My emergency kit
Gum tape is one of the greatest inventions ever. You don’t even go into space without a roll of gum tape in your space ship.
What did you do during the great earthquake? During the week following March 11th I wrote thousands of words in a couple hundred E-mails documenting, reporting information and relaying anecdotes to people abroad. Now, though, I want to talk about my emergency kit. Earthquake-proneJapanhas a reputation for practicing natural disaster drills and people are encouraged to have an emergency kit containing important items, preferably kept near their doors for easy access as they run out for occasions exactly like the earthquake of March 11. Such a wide range of ‘important’ items could add up a considerable weight, but typical items include: bottled water; blankets; flashlight, radio and batteries; cooking fuel; first aid kit; money; toilet paper; passports or copies of passports and other important family documents, etc. Some people might go all-out and keep tents, tools, ropes, chemical toilets, weapons and more.

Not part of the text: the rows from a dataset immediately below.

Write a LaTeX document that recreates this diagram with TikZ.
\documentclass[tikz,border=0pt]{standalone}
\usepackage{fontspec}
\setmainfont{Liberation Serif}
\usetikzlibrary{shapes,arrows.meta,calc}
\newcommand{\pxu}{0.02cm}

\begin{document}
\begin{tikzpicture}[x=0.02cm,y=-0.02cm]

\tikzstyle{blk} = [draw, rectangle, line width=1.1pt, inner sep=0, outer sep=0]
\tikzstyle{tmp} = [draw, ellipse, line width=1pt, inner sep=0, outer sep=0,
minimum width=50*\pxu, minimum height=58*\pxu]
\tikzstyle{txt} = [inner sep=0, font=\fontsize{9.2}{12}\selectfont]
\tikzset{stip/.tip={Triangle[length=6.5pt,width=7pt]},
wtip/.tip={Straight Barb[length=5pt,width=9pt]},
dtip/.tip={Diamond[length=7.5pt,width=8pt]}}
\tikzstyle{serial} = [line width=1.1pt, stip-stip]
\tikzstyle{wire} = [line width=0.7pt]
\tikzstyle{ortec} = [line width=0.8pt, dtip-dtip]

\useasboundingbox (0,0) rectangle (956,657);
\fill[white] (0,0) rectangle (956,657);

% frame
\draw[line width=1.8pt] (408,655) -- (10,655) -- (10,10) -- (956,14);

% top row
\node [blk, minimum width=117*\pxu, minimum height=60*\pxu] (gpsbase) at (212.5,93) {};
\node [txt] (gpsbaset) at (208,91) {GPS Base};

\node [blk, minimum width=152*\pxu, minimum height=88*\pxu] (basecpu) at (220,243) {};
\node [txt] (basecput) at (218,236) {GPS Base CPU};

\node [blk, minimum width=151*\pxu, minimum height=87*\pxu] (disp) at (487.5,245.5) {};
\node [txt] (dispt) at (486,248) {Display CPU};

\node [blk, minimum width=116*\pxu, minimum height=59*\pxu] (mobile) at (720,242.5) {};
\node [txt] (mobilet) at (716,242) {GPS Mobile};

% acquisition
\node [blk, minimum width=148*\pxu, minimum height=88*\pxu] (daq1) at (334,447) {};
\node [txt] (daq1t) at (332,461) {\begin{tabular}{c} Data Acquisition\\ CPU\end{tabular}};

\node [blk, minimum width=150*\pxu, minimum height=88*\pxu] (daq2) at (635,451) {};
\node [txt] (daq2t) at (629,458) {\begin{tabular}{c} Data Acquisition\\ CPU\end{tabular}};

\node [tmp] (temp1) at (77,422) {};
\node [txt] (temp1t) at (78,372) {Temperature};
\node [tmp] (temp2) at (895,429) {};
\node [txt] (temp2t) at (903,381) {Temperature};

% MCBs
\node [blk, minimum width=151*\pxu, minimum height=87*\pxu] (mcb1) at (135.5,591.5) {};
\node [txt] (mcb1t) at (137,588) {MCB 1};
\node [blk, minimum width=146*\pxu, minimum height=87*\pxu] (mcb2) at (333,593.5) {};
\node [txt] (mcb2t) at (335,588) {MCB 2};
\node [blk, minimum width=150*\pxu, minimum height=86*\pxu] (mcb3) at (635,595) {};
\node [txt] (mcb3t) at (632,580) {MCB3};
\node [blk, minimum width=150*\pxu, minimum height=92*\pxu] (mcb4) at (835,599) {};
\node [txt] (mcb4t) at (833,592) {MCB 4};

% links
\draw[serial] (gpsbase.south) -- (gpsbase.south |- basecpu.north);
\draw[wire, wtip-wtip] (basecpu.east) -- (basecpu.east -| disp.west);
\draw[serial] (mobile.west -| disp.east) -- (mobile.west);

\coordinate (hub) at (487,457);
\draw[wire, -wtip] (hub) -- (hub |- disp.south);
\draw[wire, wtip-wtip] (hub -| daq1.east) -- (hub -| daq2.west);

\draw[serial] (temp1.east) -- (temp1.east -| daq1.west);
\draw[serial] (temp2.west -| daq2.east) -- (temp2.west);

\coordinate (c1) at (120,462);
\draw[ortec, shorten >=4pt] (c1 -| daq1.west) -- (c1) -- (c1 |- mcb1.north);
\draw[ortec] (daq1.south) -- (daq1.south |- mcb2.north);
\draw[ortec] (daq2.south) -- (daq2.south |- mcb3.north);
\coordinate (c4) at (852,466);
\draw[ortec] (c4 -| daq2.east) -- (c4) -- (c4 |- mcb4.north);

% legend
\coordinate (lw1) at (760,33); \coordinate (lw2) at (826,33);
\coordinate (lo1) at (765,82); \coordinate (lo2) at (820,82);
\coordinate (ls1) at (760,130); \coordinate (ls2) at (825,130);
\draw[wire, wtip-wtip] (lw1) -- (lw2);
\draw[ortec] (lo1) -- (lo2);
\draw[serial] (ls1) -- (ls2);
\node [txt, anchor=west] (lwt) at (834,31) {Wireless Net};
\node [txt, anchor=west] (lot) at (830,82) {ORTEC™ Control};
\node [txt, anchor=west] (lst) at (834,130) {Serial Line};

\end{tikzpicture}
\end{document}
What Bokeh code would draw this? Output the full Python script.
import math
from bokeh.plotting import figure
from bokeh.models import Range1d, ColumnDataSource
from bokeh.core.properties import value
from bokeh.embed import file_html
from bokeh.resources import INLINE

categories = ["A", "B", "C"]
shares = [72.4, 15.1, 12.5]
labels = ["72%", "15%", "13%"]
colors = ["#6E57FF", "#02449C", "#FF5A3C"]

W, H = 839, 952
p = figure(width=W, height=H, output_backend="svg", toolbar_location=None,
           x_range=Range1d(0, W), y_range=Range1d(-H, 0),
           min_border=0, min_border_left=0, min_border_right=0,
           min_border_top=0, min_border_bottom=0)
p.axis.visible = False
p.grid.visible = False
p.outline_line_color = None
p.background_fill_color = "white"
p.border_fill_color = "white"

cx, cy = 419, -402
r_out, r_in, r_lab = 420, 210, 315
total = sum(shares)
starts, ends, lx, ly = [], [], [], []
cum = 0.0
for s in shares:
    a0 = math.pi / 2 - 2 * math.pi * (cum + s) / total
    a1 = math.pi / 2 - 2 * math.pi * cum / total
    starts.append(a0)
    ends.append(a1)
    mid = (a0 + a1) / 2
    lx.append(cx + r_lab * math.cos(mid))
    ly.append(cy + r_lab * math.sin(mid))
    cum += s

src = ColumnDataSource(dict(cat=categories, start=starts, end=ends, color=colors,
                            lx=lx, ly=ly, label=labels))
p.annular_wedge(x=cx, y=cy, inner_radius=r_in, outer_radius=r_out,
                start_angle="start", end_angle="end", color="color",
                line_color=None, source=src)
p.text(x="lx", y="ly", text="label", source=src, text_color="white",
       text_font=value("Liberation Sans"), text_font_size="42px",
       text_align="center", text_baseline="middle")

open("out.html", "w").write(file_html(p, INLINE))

My emergency kit included blankets, ground sheets, radio, flashlight and batteries, candles and matches and lighters, face masks, condoms, a small suction pump for siphoning liquids, first aid kit, lip balm, soap and hand towels, hammer, knife, cigarettes, saw, tent pegs, compass, whistles, work gloves, rope and bungee cords, and most of all gum tape. I am convinced that gum tape - not duct tape, which is slightly different - is one of the greatest inventions ever. You don’t even go into space without a roll of gum tape in your space ship.

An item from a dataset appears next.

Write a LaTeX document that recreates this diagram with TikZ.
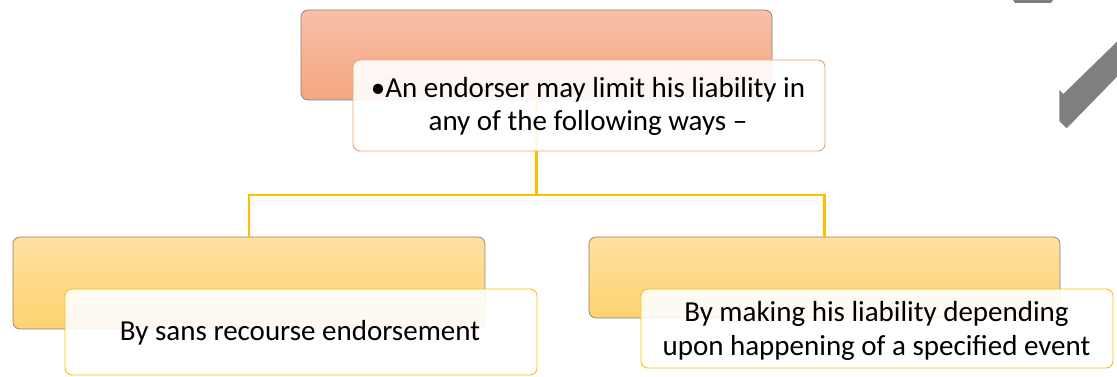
\documentclass[tikz,border=0pt]{standalone}
\usepackage{fontspec}
\setmainfont{Carlito}
\definecolor{peachtop}{HTML}{F7C0A8}
\definecolor{peachbot}{HTML}{F4A67F}
\definecolor{goldtop}{HTML}{FEE0A0}
\definecolor{goldbot}{HTML}{FED370}
\definecolor{edgegray}{HTML}{8A8078}
\definecolor{orangeline}{HTML}{F0A070}
\definecolor{goldline}{HTML}{FFC000}
\definecolor{markgray}{HTML}{7F7F7F}
\begin{document}
\begin{tikzpicture}[x=1pt,y=-1pt,
  backbox/.style={draw=edgegray, line width=0.7pt, rounded corners=7pt,
    shading=axis, shading angle=0, inner sep=0pt},
  topback/.style={backbox, top color=peachtop, bottom color=peachbot},
  lowback/.style={backbox, top color=goldtop, bottom color=goldbot},
  frontbox/.style={rounded corners=7pt, fill=white, fill opacity=0.9,
    line width=0.9pt, inner sep=0pt},
  topfront/.style={frontbox, draw=orangeline},
  lowfront/.style={frontbox, draw=goldline},
  label/.style={font=\fontsize{29}{34}\selectfont, align=center, inner sep=0pt},
  conn/.style={draw=goldline, line width=2.4pt}
]
\useasboundingbox (0,0) rectangle (1117,377);

% decorative grey marks at the upper right
\fill[markgray] (1013,0) -- (1053,0) -- (1051,3) -- (1015,3) -- cycle;
\fill[markgray] (1059.3,90) -- (1063.3,94) -- (1117,41.7) -- (1117,76.7)
  -- (1066.7,128.3) -- (1059.3,121) -- cycle;

% back panels
\node[topback, minimum width=471pt, minimum height=90pt] (tb) at (536.5,55) {};
\node[lowback, minimum width=472pt, minimum height=92pt] (lb) at (249,283) {};
\node[lowback, minimum width=471pt, minimum height=81pt] (rb) at (824.5,277.5) {};

% connectors
\coordinate (junction) at (536.5,195);
\draw[conn] (tb.south) -- (junction);
\draw[conn] (lb.north) |- (junction) -| (rb.north);

% front text panels
\node[topfront, minimum width=472pt, minimum height=91pt] (tf) at (589,105.5) {};
\node[label, font=\fontsize{29}{33}\selectfont] (tftext) at (588,106)
  {\textbullet An endorser may limit his liability in\\any of the following ways –};
\node[lowfront, minimum width=472pt, minimum height=86pt] (lf) at (301,332) {};
\node[label] (lftext) at (300,333) {By sans recourse endorsement};
\node[lowfront, minimum width=472pt, minimum height=79pt] (rf) at (877,328.5) {};
\node[label] (rftext) at (876.5,331)
  {By making his liability depending\\upon happening of a specified event};
\end{tikzpicture}
\end{document}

I stopped hanging my laundry out to dry on the balcony as soon as the fuel-rod-overheating-and-emitting-radioactive-steam crisis at the Fukushima Dai-ichi nuclear power plant began on Saturday 12th. In my apartment I had a store of about 30-liters of drinking water, three buckets of extra water kept in the shower for use in the toilet if we lost our water, a pile of extra batteries of different sizes, about a month’s worth of toilet paper and tissues, vitamins and toothpaste, dish washing soap, laundry detergent and toothpaste, plus some bleach, plenty of vinyl garbage bags and at least four days of food - fresh food, frozen food and instant food. Despite power outages in Tokyo that began on Monday 14th I did not lose power or any utilities at all in my neighborhood. But I made sure to keep my computer and cell phone batteries fully charged. Life in my neighborhood seemed to go on pretty normally, except that supermarket and convenience store shelves were mostly bare and the local ENEOS gas stations were either closed or else had long queues of waiting vehicles.